Changes to the highway code are set to prioritise walkers and cyclists by creating a "road user hierarchy". 

A new version of the highway code will be published this autumn after parliamentary approval, according to transport secretary Grant Shapps. 

Pedestrians will have priority at junctions and zebra crossings as part of a £338 million package to boost walking and cycling from the department of transport. 

Here's everything you need to know about the upcoming changes.

What is changing in the highway code?

Various changes are being made to the highway code. 

While some may not wildly change they way you drive, it formalises what might previously have been considered as good etiquette. 

The hierarchy will mean that those with the greatest potential to do harm, in most cases drivers, have the "greatest responsibility to reduce the danger they may pose to others". 

It essentially formally introduces already unspoken rules; for example, if a driver is alongside a cyclist and an accident occurs, the driver of the vehicle will face the toughest questioning. 

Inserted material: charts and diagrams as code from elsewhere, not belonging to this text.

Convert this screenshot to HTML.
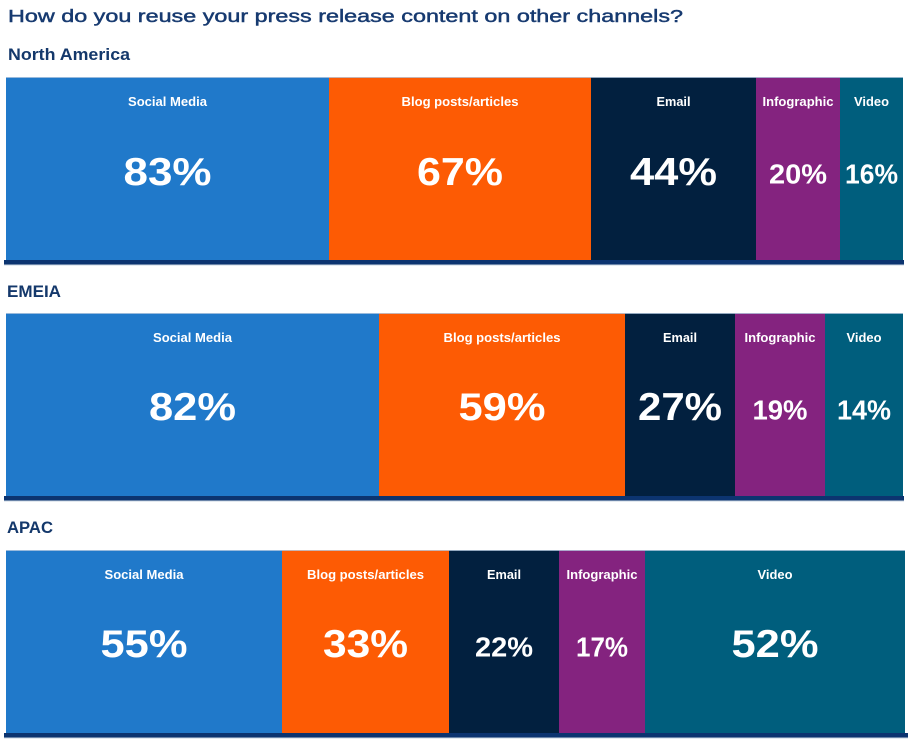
<!DOCTYPE html>
<html>
<head>
<meta charset="utf-8">
<style>
  html,body{margin:0;padding:0;background:#ffffff;}
  svg{display:block;}
  text{font-family:"Liberation Sans",Arial,sans-serif;}
</style>
</head>
<body>
<svg width="912" height="743" viewBox="0 0 912 743" xmlns="http://www.w3.org/2000/svg">
  <rect x="0" y="0" width="912" height="743" fill="#ffffff"/>

  <!-- Title -->
  <text x="8" y="22" font-size="17.5" fill="#173a70" stroke="#173a70" stroke-width="0.45" textLength="675" lengthAdjust="spacingAndGlyphs">How do you reuse your press release content on other channels?</text>

  <!-- Section headings -->
  <text x="8" y="60" font-size="16.5" font-weight="bold" fill="#14386b" textLength="122" lengthAdjust="spacingAndGlyphs">North America</text>
  <text x="7" y="297" font-size="16.5" font-weight="bold" fill="#14386b" textLength="54" lengthAdjust="spacingAndGlyphs">EMEIA</text>
  <text x="7" y="533" font-size="16.5" font-weight="bold" fill="#14386b" textLength="46" lengthAdjust="spacingAndGlyphs">APAC</text>

  <!-- ============ Section 1: North America (top 77) ============ -->
  <g>
    <rect x="6" y="77" width="323" height="183" fill="#2079CA"/>
    <rect x="329" y="77" width="262" height="183" fill="#FD5B04"/>
    <rect x="591" y="77" width="165" height="183" fill="#02203F"/>
    <rect x="756" y="77" width="84" height="183" fill="#84237F"/>
    <rect x="840" y="77" width="63" height="183" fill="#005E7D"/>
    <rect x="6" y="77" width="897" height="1" fill="#b8cbe0" opacity="0.8"/>
    <rect x="4" y="260" width="900" height="4.5" fill="#0c3470"/>
    <rect x="4" y="264.5" width="900" height="1" fill="#c9d4e0"/>

    <g fill="#ffffff" font-weight="bold" text-anchor="middle">
      <text x="167.5" y="106" font-size="13" textLength="79" lengthAdjust="spacingAndGlyphs">Social Media</text>
      <text x="460" y="106" font-size="13" textLength="117" lengthAdjust="spacingAndGlyphs">Blog posts/articles</text>
      <text x="673.5" y="106" font-size="13" textLength="34" lengthAdjust="spacingAndGlyphs">Email</text>
      <text x="798" y="106" font-size="13" textLength="71" lengthAdjust="spacingAndGlyphs">Infographic</text>
      <text x="871.5" y="106" font-size="13" textLength="35" lengthAdjust="spacingAndGlyphs">Video</text>

      <text x="167.5" y="185" font-size="39" textLength="88" lengthAdjust="spacingAndGlyphs">83%</text>
      <text x="460" y="185" font-size="39" textLength="86" lengthAdjust="spacingAndGlyphs">67%</text>
      <text x="673.5" y="185" font-size="39" textLength="87" lengthAdjust="spacingAndGlyphs">44%</text>
      <text x="798" y="183.5" font-size="27.5" textLength="58" lengthAdjust="spacingAndGlyphs">20%</text>
      <text x="871.5" y="183.5" font-size="27.5" textLength="53" lengthAdjust="spacingAndGlyphs">16%</text>
    </g>
  </g>

  <!-- ============ Section 2: EMEIA (top 313) ============ -->
  <g>
    <rect x="6" y="313" width="373" height="183" fill="#2079CA"/>
    <rect x="379" y="313" width="246" height="183" fill="#FD5B04"/>
    <rect x="625" y="313" width="110" height="183" fill="#02203F"/>
    <rect x="735" y="313" width="90" height="183" fill="#84237F"/>
    <rect x="825" y="313" width="78" height="183" fill="#005E7D"/>
    <rect x="6" y="313" width="897" height="1" fill="#b8cbe0" opacity="0.8"/>
    <rect x="4" y="496" width="900" height="4.5" fill="#0c3470"/>
    <rect x="4" y="500.5" width="900" height="1" fill="#c9d4e0"/>

    <g fill="#ffffff" font-weight="bold" text-anchor="middle">
      <text x="192.5" y="342" font-size="13" textLength="79" lengthAdjust="spacingAndGlyphs">Social Media</text>
      <text x="502" y="342" font-size="13" textLength="117" lengthAdjust="spacingAndGlyphs">Blog posts/articles</text>
      <text x="680" y="342" font-size="13" textLength="34" lengthAdjust="spacingAndGlyphs">Email</text>
      <text x="780" y="342" font-size="13" textLength="71" lengthAdjust="spacingAndGlyphs">Infographic</text>
      <text x="864" y="342" font-size="13" textLength="35" lengthAdjust="spacingAndGlyphs">Video</text>

      <text x="192.5" y="420" font-size="39" textLength="87" lengthAdjust="spacingAndGlyphs">82%</text>
      <text x="502" y="420" font-size="39" textLength="87" lengthAdjust="spacingAndGlyphs">59%</text>
      <text x="680" y="420" font-size="39" textLength="84" lengthAdjust="spacingAndGlyphs">27%</text>
      <text x="780" y="419.5" font-size="27.5" textLength="55" lengthAdjust="spacingAndGlyphs">19%</text>
      <text x="864" y="419.5" font-size="27.5" textLength="54" lengthAdjust="spacingAndGlyphs">14%</text>
    </g>
  </g>

  <!-- ============ Section 3: APAC (top 550) ============ -->
  <g>
    <rect x="6" y="550" width="276" height="183" fill="#2079CA"/>
    <rect x="282" y="550" width="167" height="183" fill="#FD5B04"/>
    <rect x="449" y="550" width="110" height="183" fill="#02203F"/>
    <rect x="559" y="550" width="86" height="183" fill="#84237F"/>
    <rect x="645" y="550" width="260" height="183" fill="#005E7D"/>
    <rect x="6" y="550" width="899" height="1" fill="#b8cbe0" opacity="0.8"/>
    <rect x="4" y="733" width="904" height="4.5" fill="#0c3470"/>
    <rect x="4" y="737.5" width="904" height="1" fill="#c9d4e0"/>

    <g fill="#ffffff" font-weight="bold" text-anchor="middle">
      <text x="144" y="579" font-size="13" textLength="79" lengthAdjust="spacingAndGlyphs">Social Media</text>
      <text x="365.5" y="579" font-size="13" textLength="117" lengthAdjust="spacingAndGlyphs">Blog posts/articles</text>
      <text x="504" y="579" font-size="13" textLength="34" lengthAdjust="spacingAndGlyphs">Email</text>
      <text x="602" y="579" font-size="13" textLength="71" lengthAdjust="spacingAndGlyphs">Infographic</text>
      <text x="775" y="579" font-size="13" textLength="35" lengthAdjust="spacingAndGlyphs">Video</text>

      <text x="144" y="657" font-size="39" textLength="87" lengthAdjust="spacingAndGlyphs">55%</text>
      <text x="365.5" y="657" font-size="39" textLength="85" lengthAdjust="spacingAndGlyphs">33%</text>
      <text x="504" y="656.5" font-size="27.5" textLength="58" lengthAdjust="spacingAndGlyphs">22%</text>
      <text x="602" y="656.5" font-size="27.5" textLength="52" lengthAdjust="spacingAndGlyphs">17%</text>
      <text x="775" y="657" font-size="39" textLength="87" lengthAdjust="spacingAndGlyphs">52%</text>
    </g>
  </g>
</svg>
</body>
</html>
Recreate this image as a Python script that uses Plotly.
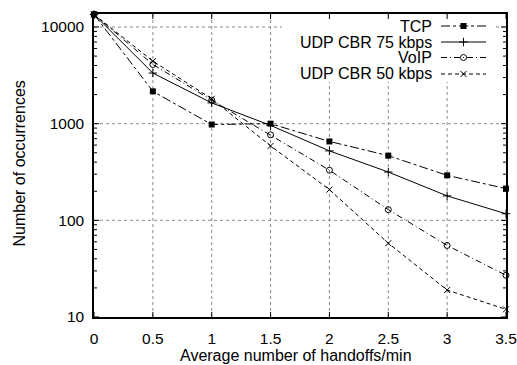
import plotly.graph_objects as go

# Handoff rate (handoffs/min) and occurrence counts per traffic type
handoff_rate = [0, 0.5, 1, 1.5, 2, 2.5, 3, 3.5]
tcp = [13500, 2160, 980, 1000, 655, 467, 292, 213]
udp_cbr_75 = [13500, 3340, 1640, 960, 523, 316, 179, 117]
voip = [13500, 4100, 1750, 766, 330, 129, 55, 27]
udp_cbr_50 = [13500, 4440, 1810, 589, 208, 58, 19, 12]

series_names = ["TCP", "UDP CBR 75 kbps", "VoIP", "UDP CBR 50 kbps"]
x_ticks = [0, 0.5, 1, 1.5, 2, 2.5, 3, 3.5]
x_tick_labels = ["0", "0.5", "1", "1.5", "2", "2.5", "3", "3.5"]
y_ticks = [10, 100, 1000, 10000]
y_tick_labels = ["10", "100", "1000", "10000"]
y_minor_ticks = [m * d for d in (10, 100, 1000) for m in range(2, 10)]

FONT = "Liberation Sans, Arial, sans-serif"
FS = 16
TICK_FS = 15.5

# plot area in pixels (left, right, top, bottom)
L, R, T, B = 94, 506, 14, 317
XMAX = 3.5
YMIN, YMAX = 1, 4.1347


def px(x):
    return (x - L) / (R - L)


def py(y):
    return (B - y) / (B - T)


def data_x(x):
    return px(x) * XMAX


def data_y(y):
    return 10 ** (YMIN + py(y) * (YMAX - YMIN))


styles = [
    dict(dash="dashdot", symbol="square", size=6, mline=0),
    dict(dash="solid", symbol="cross-thin", size=6, mline=1),
    dict(dash="6px,3px,1px,3px", symbol="circle-open", size=6, mline=1),
    dict(dash="4px,3px", symbol="x-thin", size=6, mline=1),
]
values = [tcp, udp_cbr_75, voip, udp_cbr_50]

fig = go.Figure()

# dotted grid at the major ticks
grid = dict(color="#8a8a8a", width=1, dash="dot")
for xv in x_ticks[1:-1]:
    fig.add_shape(type="line", xref="x", yref="paper", x0=xv, x1=xv, y0=0, y1=1,
                  line=grid, layer="below")
for yv in y_ticks[1:]:
    fig.add_shape(type="line", xref="paper", yref="y", x0=0, x1=1, y0=yv, y1=yv,
                  line=grid, layer="below")

# white patch behind the key
fig.add_shape(type="rect", xref="x", yref="y",
              x0=data_x(282), x1=data_x(494), y0=data_y(82), y1=data_y(14.8),
              fillcolor="white", line=dict(width=0), layer="below")

# inward tick marks on all four sides
tick_style = dict(color="black", width=1)
major_w, minor_w = 5 / (R - L), 3 / (R - L)
major_h = 5 / (B - T)
for yv in y_ticks:
    for x0, x1 in ((0, major_w), (1 - major_w, 1)):
        fig.add_shape(type="line", xref="paper", yref="y", x0=x0, x1=x1,
                      y0=yv, y1=yv, line=tick_style, layer="above")
for yv in y_minor_ticks:
    for x0, x1 in ((0, minor_w), (1 - minor_w, 1)):
        fig.add_shape(type="line", xref="paper", yref="y", x0=x0, x1=x1,
                      y0=yv, y1=yv, line=tick_style, layer="above")
for xv in x_ticks:
    for y0, y1 in ((0, major_h), (1 - major_h, 1)):
        fig.add_shape(type="line", xref="x", yref="paper", x0=xv, x1=xv,
                      y0=y0, y1=y1, line=tick_style, layer="above")

for name, ys, st in zip(series_names, values, styles):
    fig.add_trace(go.Scatter(
        x=handoff_rate, y=ys, name=name, mode="lines+markers",
        line=dict(color="black", width=1, dash=st["dash"]),
        marker=dict(symbol=st["symbol"], size=st["size"], color="black",
                    line=dict(color="black", width=st["mline"])),
        showlegend=False, cliponaxis=False,
    ))

# Key: label right-aligned with the line sample to its right
row_y = [26, 42, 57.5, 74]
for name, st, yy in zip(series_names, styles, row_y):
    fig.add_trace(go.Scatter(
        x=[px(441), px(486)], y=[py(yy), py(yy)], mode="lines",
        xaxis="x2", yaxis="y2",
        line=dict(color="black", width=1, dash=st["dash"]), showlegend=False,
        hoverinfo="skip",
    ))
    fig.add_trace(go.Scatter(
        x=[px(463.5)], y=[py(yy)], mode="markers", xaxis="x2", yaxis="y2",
        marker=dict(symbol=st["symbol"], size=st["size"], color="black",
                    line=dict(color="black", width=st["mline"])),
        showlegend=False, hoverinfo="skip",
    ))
    fig.add_annotation(
        x=px(434), y=py(yy), xref="paper", yref="paper", text=name,
        showarrow=False, xanchor="right", yanchor="middle",
        font=dict(family=FONT, size=FS, color="black"),
    )

# axis titles
fig.add_annotation(
    x=px(296), y=py(355), xref="paper", yref="paper",
    text="Average number of handoffs/min", showarrow=False,
    xanchor="center", yanchor="middle", font=dict(family=FONT, size=FS),
)
fig.add_annotation(
    x=px(18.5), y=py(164), xref="paper", yref="paper",
    text="Number of occurrences", showarrow=False, textangle=-90,
    xanchor="center", yanchor="middle", font=dict(family=FONT, size=FS),
)

# labels pushed off the frame by transparent outward ticks
axis_common = dict(
    showline=True, linecolor="black", linewidth=1.5, mirror=True,
    ticks="outside", tickcolor="rgba(0,0,0,0)", tickwidth=1,
    showgrid=False, zeroline=False, automargin=False,
    tickfont=dict(family=FONT, size=TICK_FS, color="black"),
    layer="above traces",
)

fig.update_layout(
    width=517, height=365,
    margin=dict(l=L, r=517 - R, t=T, b=365 - B),
    paper_bgcolor="white", plot_bgcolor="rgba(0,0,0,0)",
    font=dict(family=FONT, size=FS, color="black"),
    xaxis=dict(range=[0, XMAX], tickvals=x_ticks, ticktext=x_tick_labels,
               ticklen=7, **axis_common),
    yaxis=dict(type="log", range=[YMIN, YMAX], tickvals=y_ticks,
               ticktext=y_tick_labels, ticklen=5, **axis_common),
    xaxis2=dict(range=[0, 1], overlaying="x", visible=False, fixedrange=True),
    yaxis2=dict(range=[0, 1], overlaying="y", visible=False, fixedrange=True),
)

fig.write_html("out.html")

In addition, cyclists will have priority when turning out of junctions, meaning drivers will need to wait for the cyclist to go first. 

Drivers will also be required to give cyclists 1.5m of space when overtaking in zones under 30mph, and 2m in areas over 30mph. 

Why has the Government introduced changes to the highway code?

Changes to the highway code have been introduced in order to encourage people to travel more sustainably, making "air cleaner and cities greener". 

Speaking on the move, Shapps said: "Millions of us have found over the past year how cycling and walking are great ways to stay fit, ease congestion on the roads and do your bit for the environment.

"As we build back greener from the pandemic, we’re determined to keep that trend going by making active travel easier and safer for everyone.

"This £338 million package marks the start of what promises to be a great summer of cycling and walking, enabling more people to make those sustainable travel choices that make our air cleaner and cities greener."